Last Saturday I accidentally got up much earlier than I meant to and then didn't know what to do with myself. Even after lollygagging for quite some time in bed, I still found myself with many a morning hour to pass, so I rolled myself into acceptable clothing for the outside world and took myself on a walk. I didn't really have a purpose, but I figured I'd go to Rittenhouse Square and check our their weekend farmer's market before maybe sitting and having a coffee somewhere. These morning glories are pretty and on 21st Street. Somehow I feel like they are the harbinger of colder days ahead, and I hate them for that.
The market was of decent size and I saw all sorts of things I could potentially eat and love, but I had a pretty full drawer of produce at home so I managed to keep myself from purchasing anything.
The flower stalls were extremely tempting, but I managed to avoid plunking money there as well. I did this mainly by reminding myself that the apartment was in a state of great upheaval due to S. being in the process of moving out, so a nice bouquet of flowers would go .... nowhere safe. Maybe this weekend I'll buy flowers.
I love brain flowers.
After taking in all the farmers market stalls there were to take in, I noticed that Parc's outdoor seating area wasn't awash in people. I liked the idea of sitting quietly and watching the edge of the park and the people going by, so that is what I did. I ordered a cafe au lai, and was a little disappointed to find that its size didn't quite match the French bistro vibe authenticity monitor I have in my purse at all times. It was a lovely cup of cafe au lait, but not nearly right in terms of portion. Too dainty.
For my meal I ordered the poached eggs with asparagus, parmesan and a mushroom puree with a fancy name that I forget. The eggs were perfectly cooked.

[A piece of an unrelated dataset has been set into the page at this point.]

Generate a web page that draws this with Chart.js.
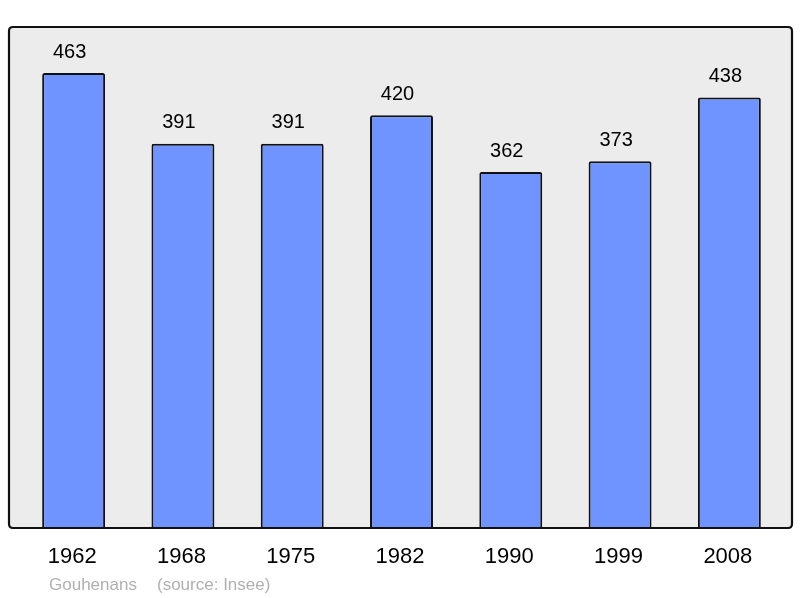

I was surprised by the asparagus being chopped, but wasn't grumpy about it, and the mushroom sauce was decent as well. I also learned that one of the girls at the table next to me is engaged. The man on the other side of me wasn't pleased with his meal, but when two different people came over to ask him what they could do to rectify the situation, he said nothing. I wonder if they gave him something for free. I wonder if anything was really wrong, or if he was just being grumpy.
Serious yolk action going on.
Sigh. Here is my 'woe is me' moment of the morning. So I need to find a roommate. Preferably by September 1st. I have yet to be able to do so. I had one really great prospect but lost him for reasons that are dumb and hurt my heart. Basically I was honest about something that might happen ... only to learn that it wasn't going to happen one day after the prospect signed someone else's lease. The fact that this one thing isn't happening has also made me sad. I thought I was making some small kind of progress in a direction of goodness, but now I feel like I'm entering into another year of all the same stuff with no real positive change or growth. I told you this was 'woe is me.' And to cap it off, my second 'faux 30th beach weekend' is in terrible peril because of the likelihood of Hurricane Irene. I really wanted another weekend like that, and while I am still excited about figuring out some backup activities with the folks that were going to come to the beach but who will (probably) end up in Philly instead ... well, it's just not the same. It's not pretty. It's not seafood at Fin's. It's not sitting around a fire listening to crickets. But I need to accentuate the positive. It is hanging with folks I love and haven't seen in some time. It is an opportunity to enjoy myself in Philly instead of constantly fleeing. Sigh. I am grumpy. But the breakfast above was not grumpy.